O quórum da reunião nem sempre é alto, mas há os cultos. Realizados às quartas pela manhã num dos plenários da Casa, eles atraem um público fiel. Após a adoração, é comum que os deputados despachem sobre temas de interesse. Por WhatsApp, a qualquer hora de qualquer dia, surgem avisos e lembretes de votações.
“Os deputados da esquerda militam. Entendemos que tínhamos de ter um grupo para militar também”, diz Takayama, que, aos 70 anos, está em seu quarto mandato e, desde o ano passado, preside a FPE. “A Frente funciona como uma espécie de guardiã”.
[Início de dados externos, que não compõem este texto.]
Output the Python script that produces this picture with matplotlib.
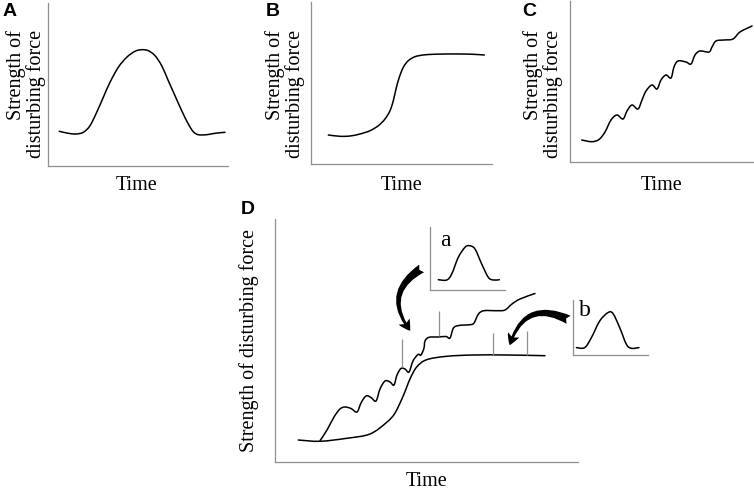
"""Schematic of disturbing-force profiles over time (pulse, step, ramp, combined)."""

import matplotlib

matplotlib.use("Agg")
import matplotlib.pyplot as plt
import numpy as np
from matplotlib.patches import FancyArrowPatch, PathPatch
from matplotlib.path import Path

W, H = 754, 489

# A: pulse disturbance
a_time = [11.3, 20.3, 28, 35.3, 42, 48.7, 55.3, 62, 70.3, 78.7, 87, 93.7,
          100.3, 107, 113.7, 120.3, 127, 133.7, 140.3, 145.3, 150.3, 158.7, 167, 177]
a_force = [34.7, 32.7, 32, 33.7, 40.3, 53.7, 68.7, 83.7, 98.7, 108.7, 114.7, 116.3,
           115.3, 110.3, 100.3, 85.3, 70.3, 55.3, 42, 34.3, 31.3, 31.3, 32.7, 33.7]

# B: press (step) disturbance
b_time = [17.3, 29, 39, 49, 59, 67.3, 74, 79, 82.3, 85, 88.3, 92.3, 97.3, 104,
          112.3, 122.3, 135.7, 149, 162.3, 173.3]
b_force = [29, 27.7, 28, 30, 33.3, 38.3, 45, 53.3, 63.3, 75, 86.7, 96.7, 103.3, 107.3,
           109, 109.7, 110, 110, 109.7, 109]

# C: ramp disturbance with fluctuations
c_time = [11.7, 21.7, 29, 35, 41, 47, 53, 57, 62, 68, 72, 76, 82, 87, 91, 96, 101,
          104, 108, 116, 121, 125, 130, 139, 142, 146, 154, 163, 170, 182]
c_force = [22, 20.3, 22.5, 30, 42, 47, 43, 51, 57, 53, 62, 71, 77, 73, 82, 87, 84,
           95, 101, 100, 98, 107, 111, 110, 115, 121, 122, 123, 130, 136]

# D: step and ramp together
d_step_time = [23.3, 45, 71.7, 95, 111.7, 120, 128.3, 135, 141.7, 151.7, 171.7, 198.3,
               231.7, 270]
d_step_force = [22, 20.7, 23.7, 28, 39.7, 49, 66.3, 83, 95, 102.3, 105.7, 107, 107, 106.3]

d_wave_time = [45, 52, 59, 65, 70, 76, 82, 86, 91, 96, 101, 105, 110, 115, 119, 122,
               126, 130, 134, 138, 143, 146, 149, 150, 154, 163, 171, 175, 178.5, 184,
               195, 199, 203.5, 209, 222, 230, 237, 245, 260]
d_wave_force = [21.3, 32, 45, 53, 55, 53.5, 50, 59, 66, 64.5, 61, 73, 81, 80, 77, 87,
                93.5, 93, 90, 101, 107.5, 107, 114, 121, 124.7, 125, 125.5, 124, 134, 136.5,
                137.3, 139, 148, 151.3, 151.3, 152, 158, 163, 168.5]

# D: pulse events marked on the curves
mark_time = [126.7, 164, 218.3, 252.3]
mark_low = [94.7, 126, 107.3, 107.3]
mark_high = [123, 151.3, 128.7, 130.7]

# insets a and b: the pulse shape
inset_a_time = [8.3, 16.7, 21.7, 28.3, 35, 39.3, 45, 51.7, 58.3, 63.3, 69.3]
inset_a_force = [10.3, 10, 16, 32.7, 42.7, 44.3, 41, 26, 12.7, 10, 10.3]
inset_b_time = [3.4, 11.7, 18.4, 26.7, 35, 40, 46.7, 53.4, 58.4, 66]
inset_b_force = [7.4, 7.4, 17.4, 34, 42.4, 41.4, 27.4, 10.7, 6.7, 7.4]

SPINE_COLOR = "#8f8f8f"
SERIF = ["Liberation Serif", "DejaVu Serif"]
SANS = ["Liberation Sans", "DejaVu Sans"]
YLABEL = "Strength of disturbing force"


def smooth_path(x, y):
    """Catmull-Rom path through the given points."""
    pts = np.column_stack([x, y]).astype(float)
    padded = np.vstack([pts[0], pts, pts[-1]])
    verts = [pts[0]]
    codes = [Path.MOVETO]
    for i in range(1, len(padded) - 2):
        p0, p1, p2, p3 = padded[i - 1], padded[i], padded[i + 1], padded[i + 2]
        verts += [p1 + (p2 - p0) / 6, p2 - (p3 - p1) / 6, p2]
        codes += [Path.CURVE4] * 3
    return Path(verts, codes)


def make_panel(fig, left, top, right, bottom):
    ax = fig.add_axes([left / W, 1 - bottom / H, (right - left) / W, (bottom - top) / H])
    ax.set_xlim(0, right - left)
    ax.set_ylim(0, bottom - top)
    for side in ("top", "right"):
        ax.spines[side].set_visible(False)
    for side in ("left", "bottom"):
        ax.spines[side].set_color(SPINE_COLOR)
        ax.spines[side].set_linewidth(0.9)
    ax.set_xticks([])
    ax.set_yticks([])
    ax.patch.set_alpha(0)
    return ax


def draw_curve(ax, x, y, lw=1.1):
    ax.add_patch(PathPatch(smooth_path(x, y), fill=False, edgecolor="black",
                           linewidth=lw, capstyle="round", clip_on=False))


fig = plt.figure(figsize=(W / 100, H / 100), dpi=100)
ov = fig.add_axes([0, 0, 1, 1])
ov.set_xlim(0, W)
ov.set_ylim(H, 0)
ov.axis("off")

ax_a = make_panel(fig, 48, 4, 228, 167)
draw_curve(ax_a, a_time, a_force)
ax_b = make_panel(fig, 311, 3, 492, 165)
draw_curve(ax_b, b_time, b_force)
ax_c = make_panel(fig, 570, 2, 754, 163)
draw_curve(ax_c, c_time, c_force)
ax_d = make_panel(fig, 275, 220, 578, 463)
draw_curve(ax_d, d_step_time, d_step_force)
draw_curve(ax_d, d_wave_time, d_wave_force)
ax_d.vlines(mark_time, mark_low, mark_high, color=SPINE_COLOR, linewidth=0.9)

ax_ia = make_panel(fig, 430, 228, 505, 291)
draw_curve(ax_ia, inset_a_time, inset_a_force)
ax_ib = make_panel(fig, 573, 301, 648, 356)
draw_curve(ax_ib, inset_b_time, inset_b_force)

# text
for cx, letter in [(10, "A"), (273, "B"), (529, "C")]:
    ov.text(cx, 12, letter, fontsize=14, fontweight="bold", family=SANS,
            ha="center", va="center")
ov.text(248, 209, "D", fontsize=14, fontweight="bold", family=SANS,
        ha="center", va="center")

for cx, tx in [(26, 137), (285, 402), (543, 662)]:
    ov.text(cx, 94, "Strength of\ndisturbing force", rotation=90, fontsize=14.5,
            family=SERIF, ha="center", va="center", multialignment="right",
            linespacing=0.95)
    ov.text(tx, 185, "Time", fontsize=14.5, family=SERIF, ha="center", va="center")

ov.text(249, 341, YLABEL, rotation=90, fontsize=14.5, family=SERIF,
        ha="center", va="center")
ov.text(427, 481, "Time", fontsize=14.5, family=SERIF, ha="center", va="center")
ov.text(445, 241, "a", fontsize=17, family=SERIF, ha="center", va="center")
ov.text(585, 311, "b", fontsize=17, family=SERIF, ha="center", va="center")

# arrows
arrow_style = "fancy,head_length=0.8,head_width=0.9,tail_width=0.65"
for tail, head, rad in [((424, 268), (412, 334), 0.58), ((571, 322), (509, 349), 0.62)]:
    ov.add_patch(FancyArrowPatch(tail, head, connectionstyle=f"arc3,rad={rad}",
                                 arrowstyle=arrow_style, mutation_scale=10,
                                 color="black", linewidth=0))

fig.savefig("out.png", dpi=100)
A comissão da PEC 200, que pretende isentar do pagamento de IPTU templos alugados, é a que recebeu o maior número de integrantes da bancada: 17 dos 21 que a compunham eram evangélicos. Foi aprovada. Apresentada pelo ex-senador e atual prefeito do Rio de Janeiro, Marcelo Crivella (PRB), ela ainda precisa ser apreciada no plenário.
No núcleo duro da articulação, ao lado de Takayama, estão nomes como pastor Marco Feliciano (PODE-SP), João Campos (PRB-GO) e Sóstenes Cavalcante (DEM-RJ). Mas a FPE diz contar com mais de 70 deputados firmes na causa evangélica.
Atualmente, os 82 deputados evangélicos estão distribuídos em 159 das 184 comissões permanentes e temporárias da Casa.